Her words echoed in my ear as I feel to my knees in total shock.  The answer to my question was suicide.  Standing over her body in an empty room I spoke to her with tears streaming and earnest words of love and regret.  I could have saved her if I would have just shared my own journey with suicide and the darkness within my own heart.  My sister was now dead.



The tragedy in my life brought me down several paths of alcohol abuse, neglect and simply trying to forget the pain anyway possible.  I’ve found that no matter who I am, what I believe or how strong I think I am, I can be broken.  It is in this brokenness that I found light.  It was in my despair that I found hope and it was in death that I found life.  Where do I go from here I’ve asked myself many times.  What is the value of this life and where does happiness come from?  I found that my joy and happiness comes from within, that Love is real and that hope and faith is once again mine.  It is in the darkness that I finally started to understand the light and it was in death that I saw the value of life.  How did I get where I am and how did I find love, happiness and joy?  These are thoughts for another day.

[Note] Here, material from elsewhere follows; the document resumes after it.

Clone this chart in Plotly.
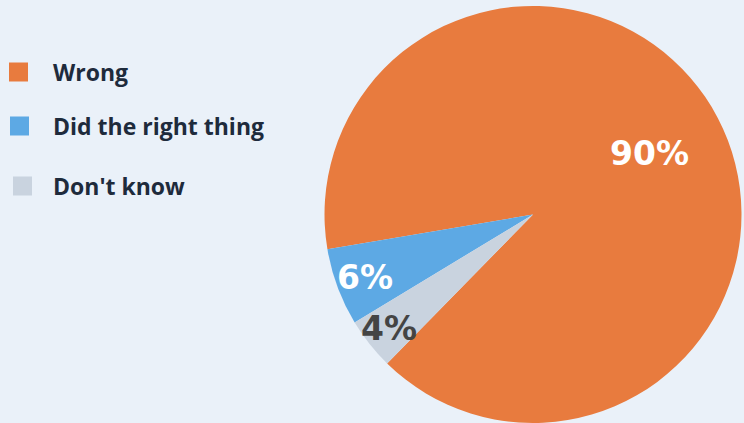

This is the core of my words, how I rose above tragedy and changed my life and opened my heart.  How I found true love in myself and how I came from the ashes of despair to find the greatest joy and happiness.  I share this in hopes of helping someone in some small way, to inspire those reluctant souls toward an open heart, to save my sister whom I failed and to try to bring glory to God.



In all the world, Love matters most.